**Set problem**
Write out the listing below exactly, and omit any images you find in it.

:: Stored data

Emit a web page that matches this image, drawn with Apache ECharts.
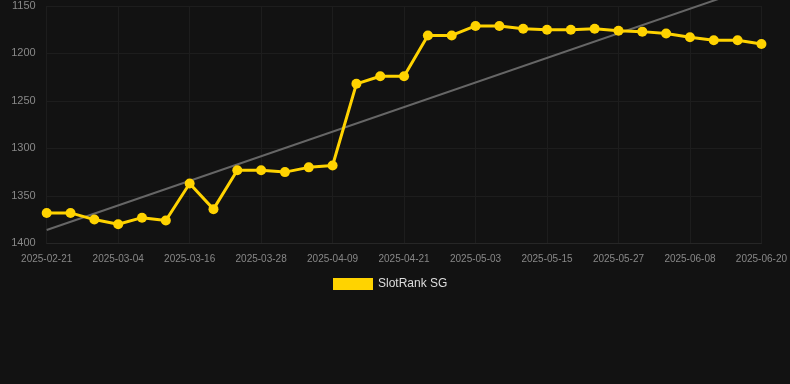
<!DOCTYPE html>
<html>
<head>
<meta charset="utf-8">
<script src="https://cdn.jsdelivr.net/npm/echarts@6/dist/echarts.min.js"></script>
<style>html,body{margin:0;padding:0;background:#121212;}#c{width:790px;height:384px;}</style>
</head>
<body>
<div id="c"></div>
<script>
const categories = ['2025-02-21','2025-02-25','2025-02-28','2025-03-04','2025-03-08','2025-03-12','2025-03-16','2025-03-20','2025-03-24','2025-03-28','2025-04-01','2025-04-05','2025-04-09','2025-04-13','2025-04-17','2025-04-21','2025-04-25','2025-04-29','2025-05-03','2025-05-07','2025-05-11','2025-05-15','2025-05-19','2025-05-23','2025-05-27','2025-05-31','2025-06-04','2025-06-08','2025-06-12','2025-06-16','2025-06-20'];
const rankValues = [1368,1368,1375,1380,1373,1376,1337,1364,1323,1323,1325,1320,1318,1232,1224,1224,1181,1181,1171,1171,1174,1175,1175,1174,1176,1177,1179,1183,1186,1186,1190];
const trendEnds = [1386, 1127];   // trend line values at first and last category
const yTicks = [1150,1200,1250,1300,1350,1400];

const trend = categories.map((c,i)=> i===0 ? trendEnds[0] : (i===categories.length-1 ? trendEnds[1] : null));

const chart = echarts.init(document.getElementById('c'));
chart.setOption({
  backgroundColor: '#121212',
  animation: false,
  grid: {left: 46.7, right: 28, top: 6, bottom: 140.7, containLabel: false},
  legend: {
    data: ['SlotRank SG'],
    top: 278, left: 333, padding: 0,
    itemWidth: 40, itemHeight: 12, itemGap: 10,
    icon: 'rect',
    textStyle: {color: '#dddddd', fontSize: 12, fontFamily: 'Liberation Sans, Arial, sans-serif'}
  },
  xAxis: {
    type: 'category',
    data: categories,
    boundaryGap: false,
    axisLine: {show: true, lineStyle: {color: '#262626'}},
    axisTick: {show: false},
    axisLabel: {interval: 2, color: '#888888', fontSize: 10, margin: 11, fontFamily: 'Liberation Sans, Arial, sans-serif'},
    splitLine: {show: true, interval: 2, lineStyle: {color: '#1d1d1d', width: 1}}
  },
  yAxis: {
    type: 'value',
    inverse: true,
    min: yTicks[0], max: yTicks[yTicks.length-1], interval: 50,
    axisLine: {show: false},
    axisTick: {show: false},
    axisLabel: {color: '#888888', fontSize: 11, margin: 11, formatter: v => String(v), fontFamily: 'Liberation Sans, Arial, sans-serif'},
    splitLine: {show: true, lineStyle: {color: '#1d1d1d', width: 1}}
  },
  series: [
    {
      name: 'SlotRank SG',
      type: 'line',
      data: rankValues,
      color: '#FFD300',
      symbol: 'circle',
      symbolSize: 10,
      lineStyle: {width: 3, color: '#FFD300'},
      itemStyle: {color: '#FFD300'},
      z: 3
    },
    {
      name: 'trend',
      type: 'line',
      data: trend,
      connectNulls: true,
      symbol: 'none',
      lineStyle: {width: 2, color: '#666666'},
      clip: false,
      silent: true,
      z: 2
    }
  ]
});
</script>
</body>
</html>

::::

**Solved problem**
Emit a web page that matches this image, drawn with Apache ECharts.
<!DOCTYPE html>
<html>
<head>
<meta charset="utf-8">
<script src="https://cdn.jsdelivr.net/npm/echarts@6/dist/echarts.min.js"></script>
<style>html,body{margin:0;padding:0;background:#121212;}#c{width:790px;height:384px;}</style>
</head>
<body>
<div id="c"></div>
<script>
const categories = ['2025-02-21','2025-02-25','2025-02-28','2025-03-04','2025-03-08','2025-03-12','2025-03-16','2025-03-20','2025-03-24','2025-03-28','2025-04-01','2025-04-05','2025-04-09','2025-04-13','2025-04-17','2025-04-21','2025-04-25','2025-04-29','2025-05-03','2025-05-07','2025-05-11','2025-05-15','2025-05-19','2025-05-23','2025-05-27','2025-05-31','2025-06-04','2025-06-08','2025-06-12','2025-06-16','2025-06-20'];
const rankValues = [1368,1368,1375,1380,1373,1376,1337,1364,1323,1323,1325,1320,1318,1232,1224,1224,1181,1181,1171,1171,1174,1175,1175,1174,1176,1177,1179,1183,1186,1186,1190];
const trendEnds = [1386, 1127];   // trend line values at first and last category
const yTicks = [1150,1200,1250,1300,1350,1400];

const trend = categories.map((c,i)=> i===0 ? trendEnds[0] : (i===categories.length-1 ? trendEnds[1] : null));

const chart = echarts.init(document.getElementById('c'));
chart.setOption({
  backgroundColor: '#121212',
  animation: false,
  grid: {left: 46.7, right: 28, top: 6, bottom: 140.7, containLabel: false},
  legend: {
    data: ['SlotRank SG'],
    top: 278, left: 333, padding: 0,
    itemWidth: 40, itemHeight: 12, itemGap: 10,
    icon: 'rect',
    textStyle: {color: '#dddddd', fontSize: 12, fontFamily: 'Liberation Sans, Arial, sans-serif'}
  },
  xAxis: {
    type: 'category',
    data: categories,
    boundaryGap: false,
    axisLine: {show: true, lineStyle: {color: '#262626'}},
    axisTick: {show: false},
    axisLabel: {interval: 2, color: '#888888', fontSize: 10, margin: 11, fontFamily: 'Liberation Sans, Arial, sans-serif'},
    splitLine: {show: true, interval: 2, lineStyle: {color: '#1d1d1d', width: 1}}
  },
  yAxis: {
    type: 'value',
    inverse: true,
    min: yTicks[0], max: yTicks[yTicks.length-1], interval: 50,
    axisLine: {show: false},
    axisTick: {show: false},
    axisLabel: {color: '#888888', fontSize: 11, margin: 11, formatter: v => String(v), fontFamily: 'Liberation Sans, Arial, sans-serif'},
    splitLine: {show: true, lineStyle: {color: '#1d1d1d', width: 1}}
  },
  series: [
    {
      name: 'SlotRank SG',
      type: 'line',
      data: rankValues,
      color: '#FFD300',
      symbol: 'circle',
      symbolSize: 10,
      lineStyle: {width: 3, color: '#FFD300'},
      itemStyle: {color: '#FFD300'},
      z: 3
    },
    {
      name: 'trend',
      type: 'line',
      data: trend,
      connectNulls: true,
      symbol: 'none',
      lineStyle: {width: 2, color: '#666666'},
      clip: false,
      silent: true,
      z: 2
    }
  ]
});
</script>
</body>
</html>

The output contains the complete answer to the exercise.